Source material
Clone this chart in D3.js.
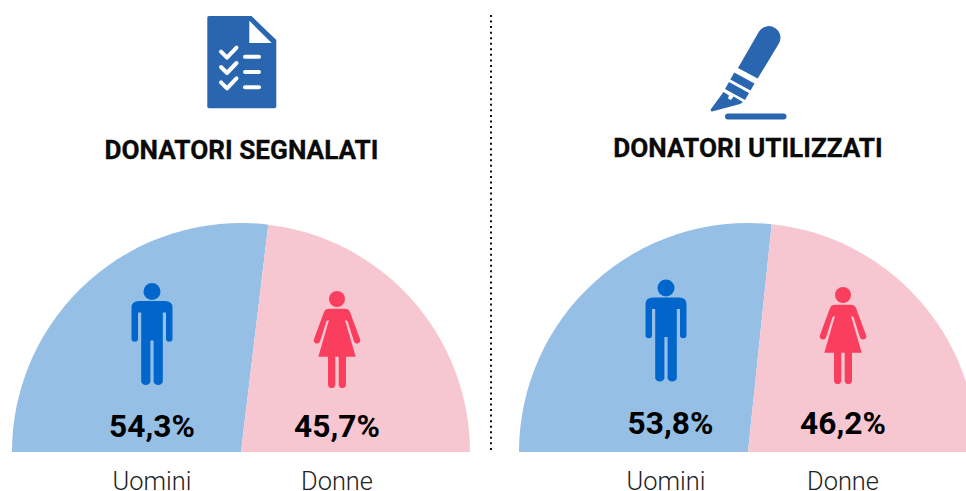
<!DOCTYPE html>
<html><head><meta charset="utf-8">
<script src="https://d3js.org/d3.v7.min.js"></script>
<style>html,body{margin:0;padding:0;background:#fff;overflow:hidden}svg{display:block}</style></head>
<body><svg id="c" width="966" height="491"></svg>
<script>
const titles = ["DONATORI SEGNALATI", "DONATORI UTILIZZATI"];
const categories = ["Uomini", "Donne"];
// percentages printed on the chart
const segnalati = [54.3, 45.7];
const utilizzati = [53.8, 46.2];
// shares as actually drawn: the reference's slices sit slightly off its printed labels
const segnalatiDrawn = [53.8, 46.2];
const utilizzatiDrawn = [53.3, 46.7];
const colours = ["#96bfe6", "#f7c7d1"];
const iconColours = ["#0066cc", "#fa3e5e"];

const panels = [
  {title:titles[0], values:segnalati, drawn:segnalatiDrawn, cx:241, cy:452, r:229, tx:241.5, ty:159,
   figs:[[152,291.5],[337,299]], vals:[[152,437],[337,437]], labs:[[152,490],[337,490]]},
  {title:titles[1], values:utilizzati, drawn:utilizzatiDrawn, cx:748, cy:452, r:229, tx:748, ty:157,
   figs:[[666,288],[843,295]], vals:[[670.5,434],[843,434]], labs:[[666,490],[843,490]]}
];
const svg = d3.select("#c");
const fmt = v => d3.format(".1f")(v).replace(".", ",") + "%";
const pie = d3.pie().sort(null).startAngle(-Math.PI/2).endAngle(Math.PI/2);

const man = "M-20.5 16 Q-20.5 9.5 -13 9.5 H13 Q20.5 9.5 20.5 16 V47 A3.2 3.2 0 0 1 14 47 V21 H10.8 V90.5 A5 5 0 0 1 1.6 90.5 V49 H-1.6 V90.5 A5 5 0 0 1 -10.8 90.5 V21 H-14 V47 A3.2 3.2 0 0 1 -20.5 47 Z";
const woman = "M-8 9.7 H8 Q11.5 9.7 13 13 L23 40 A3.2 3.2 0 0 1 17 42.5 L10.5 22 L8 21 L18.7 57.7 H9 V86 A3.7 3.7 0 0 1 1.7 86 V57.7 H-1.7 V86 A3.7 3.7 0 0 1 -9 86 V57.7 H-18.7 L-8 21 L-10.5 22 L-17 42.5 A3.2 3.2 0 0 1 -23 40 L-13 13 Q-11.5 9.7 -8 9.7 Z";

panels.forEach(p => {
  const g = svg.append("g");
  const arc = d3.arc().innerRadius(0).outerRadius(p.r);
  g.append("g").attr("transform",`translate(${p.cx},${p.cy})`)
   .selectAll("path").data(pie(p.drawn)).join("path")
   .attr("d",arc).attr("fill",(d,i)=>colours[i]);
  g.append("text").attr("x",p.tx).attr("y",p.ty).attr("text-anchor","middle")
   .attr("font-family","Roboto").attr("font-weight",700).attr("font-size",26.2)
   .attr("fill","#0a0a0a").attr("stroke","#0a0a0a").attr("stroke-width",0.3).text(p.title);
  p.figs.forEach((f,i)=>{
    const k = g.append("g").attr("transform",`translate(${f[0]},${f[1]})`).attr("fill",iconColours[i]);
    k.append("circle").attr("r",i?8:8.5);
    k.append("path").attr("d",i?woman:man);
  });
  p.values.forEach((v,i)=>{
    g.append("text").attr("x",p.vals[i][0]).attr("y",p.vals[i][1]).attr("text-anchor","middle")
     .attr("font-family","Roboto").attr("font-weight",700).attr("font-size",31.7).attr("fill","#000").text(fmt(v));
    g.append("text").attr("x",p.labs[i][0]).attr("y",p.labs[i][1]).attr("text-anchor","middle")
     .attr("font-family","Roboto").attr("font-weight",300).attr("font-size",25.4).attr("fill","#222").text(categories[i]);
  });
});

svg.append("line").attr("x1",491).attr("x2",491).attr("y1",15).attr("y2",453)
  .attr("stroke","#111").attr("stroke-width",2).attr("stroke-dasharray","2 3.55");

const blue = "#2a65b0";
// document icon
const doc = svg.append("g");
doc.append("path").attr("fill",blue).attr("d","M209 16 H251.5 L276.3 40 V106.5 Q276.3 108.3 274.5 108.3 H209 Q207.3 108.3 207.3 106.5 V17.7 Q207.3 16 209 16 Z");
doc.append("path").attr("fill","#fff").attr("d","M249.3 20.7 V43 H271.7 Z");
[56.7,72,87.3].forEach(y=>{
  doc.append("path").attr("fill","none").attr("stroke","#fff").attr("stroke-width",4).attr("stroke-linecap","round").attr("stroke-linejoin","round")
    .attr("d",`M221 ${y-5} L227 ${y+1} L236.5 ${y-9}`);
  doc.append("line").attr("x1",245).attr("x2",259).attr("y1",y).attr("y2",y)
    .attr("stroke","#fff").attr("stroke-width",4).attr("stroke-linecap","round");
});
// pen icon
const pen = svg.append("g").attr("fill",blue);
pen.append("path").attr("d","M738 68 L759 31.5 A11.3 11.3 0 0 1 778.6 44 L757.7 78.5 Z");
pen.append("path").attr("d","M734.3 72.5 L754.5 83.5 L750.5 90.5 L730.3 79.5 Z");
pen.append("path").attr("d","M729 82 L749 93 L745 100 L725 89 Z");
pen.append("path").attr("d","M723.5 92 L729 95.5 L728 98.5 L731 100 L733.5 96.5 L743 102 L740 104 L712 111.5 Q710 111 711 109 Z");
pen.append("rect").attr("x",725).attr("y",113.5).attr("width",61.5).attr("height",6).attr("rx",3);
</script></body></html>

Work instructions
Please reproduce the listing exactly from its opening line through the line that contains "9.7 H8 Q11.5", both included, with all pictures omitted.

Answer for the task
Clone this chart in D3.js.
<!DOCTYPE html>
<html><head><meta charset="utf-8">
<script src="https://d3js.org/d3.v7.min.js"></script>
<style>html,body{margin:0;padding:0;background:#fff;overflow:hidden}svg{display:block}</style></head>
<body><svg id="c" width="966" height="491"></svg>
<script>
const titles = ["DONATORI SEGNALATI", "DONATORI UTILIZZATI"];
const categories = ["Uomini", "Donne"];
// percentages printed on the chart
const segnalati = [54.3, 45.7];
const utilizzati = [53.8, 46.2];
// shares as actually drawn: the reference's slices sit slightly off its printed labels
const segnalatiDrawn = [53.8, 46.2];
const utilizzatiDrawn = [53.3, 46.7];
const colours = ["#96bfe6", "#f7c7d1"];
const iconColours = ["#0066cc", "#fa3e5e"];

const panels = [
  {title:titles[0], values:segnalati, drawn:segnalatiDrawn, cx:241, cy:452, r:229, tx:241.5, ty:159,
   figs:[[152,291.5],[337,299]], vals:[[152,437],[337,437]], labs:[[152,490],[337,490]]},
  {title:titles[1], values:utilizzati, drawn:utilizzatiDrawn, cx:748, cy:452, r:229, tx:748, ty:157,
   figs:[[666,288],[843,295]], vals:[[670.5,434],[843,434]], labs:[[666,490],[843,490]]}
];
const svg = d3.select("#c");
const fmt = v => d3.format(".1f")(v).replace(".", ",") + "%";
const pie = d3.pie().sort(null).startAngle(-Math.PI/2).endAngle(Math.PI/2);

const man = "M-20.5 16 Q-20.5 9.5 -13 9.5 H13 Q20.5 9.5 20.5 16 V47 A3.2 3.2 0 0 1 14 47 V21 H10.8 V90.5 A5 5 0 0 1 1.6 90.5 V49 H-1.6 V90.5 A5 5 0 0 1 -10.8 90.5 V21 H-14 V47 A3.2 3.2 0 0 1 -20.5 47 Z";
const woman = "M-8 9.7 H8 Q11.5 9.7 13 13 L23 40 A3.2 3.2 0 0 1 17 42.5 L10.5 22 L8 21 L18.7 57.7 H9 V86 A3.7 3.7 0 0 1 1.7 86 V57.7 H-1.7 V86 A3.7 3.7 0 0 1 -9 86 V57.7 H-18.7 L-8 21 L-10.5 22 L-17 42.5 A3.2 3.2 0 0 1 -23 40 L-13 13 Q-11.5 9.7 -8 9.7 Z";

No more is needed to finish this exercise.